On October 15, 2004, the bank lenders agreed to permit Petro to request new working capital advances daily. In connection with that understanding, the lenders requested that Star allow an independent financial advisor, on behalf of the lenders, to review Petro’s operations and performance. There can be no assurance that Petro and the lenders will reach agreement on a long term amendment or waiver, or that discussions with other potential sources of capital will be successful. The success of those discussions may depend on, among other factors, successful discussions with Petro’s noteholders, discussed below.
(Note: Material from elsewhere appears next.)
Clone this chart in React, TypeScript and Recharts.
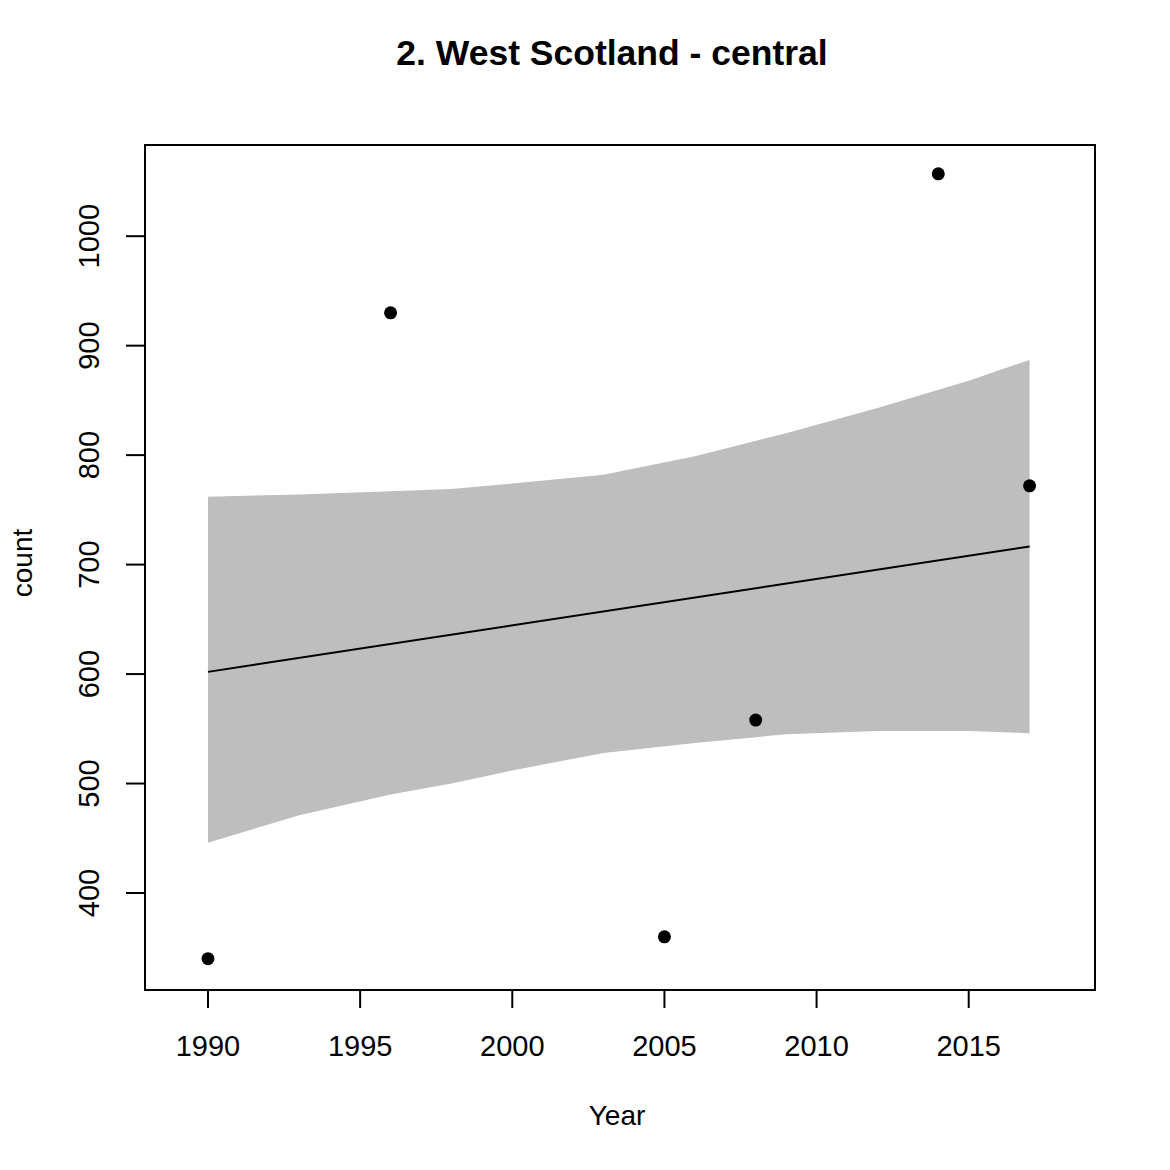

Petro Note Maturities. Under various privately placed debt indentures with institutional noteholders (and approximately $2 million in public subordinated debt), Petro’s debt amortizations due in 2005 and 2006 are $14.2 million and $68.6 million, respectively. Star believes that a refinancing of the Note maturities is unlikely at this time. Star is also in discussions with the institutional noteholders to extend the maturities of the Notes, which are due in 2005 and 2006. The success of those discussions may depend on, among other factors, successful discussions with the bank lenders. There can be no assurance that the discussions with Noteholders will lead to a deferred maturity schedule for the notes involved. Star is a guarantor of Petro’s senior notes.

 

Propane Division Debt. Star’s propane division has separate bank credit facilities and institutional note borrowings. The propane division’s bank credit facilities consist of a $25 million acquisition facility, a $24 million parity debt facility and a $25 million working capital facility. An aggregate of $2 million was outstanding on these facilities as of September 30, 2004. The propane division has $96.3 million in first mortgage notes, which are secured on a pari passu basis with the division’s bank lenders by a security interest in the assets of the propane division. Star has not guaranteed the propane division’s bank credit facilities or its first mortgage notes. The propane division’s working capital facilities require as a condition of borrowing that the consolidated funded debt of Star not exceed 5.0 times its consolidated operating cash flow with respect to which Star intends to seek a waiver.

 

Star Senior Notes. Star has $265 million in principal amount of unsecured senior notes due February 13, 2013 at the parent company level.

 

Engagement of a Financial Advisor. Star has retained Peter J. Solomon Company, LP an independent investment banking firm, to advise Star on possible restructuring alternatives and other strategic options.

 

Star Gas Partners, L.P., is a leading distributor of home heating oil and propane. The Partnership is the nation’s largest retail distributor of home heating oil and the nation’s seventh largest retail propane distributor. Additional information is available at www.star-gas.com.

 

This news announcement contains certain forward-looking information that is subject to certain risks and uncertainties as indicated from time to time in the Partnership’s 10-K, 10-Q, 8-K and other filings with the Securities and Exchange Commission. Included risks and uncertainties are the results of our continuing discussions with lenders and noteholders and other sources of capital, the prices of home heating oil and propane, our ability to preserve our margins in reselling home heating oil and propane, the success of our customer service initiative and attempts to halt recent customer attrition, effects of the weather on the Partnership’s financial results, competitive and propane and heating oil pricing pressures and other factors impacting the propane and home heating oil distribution industries.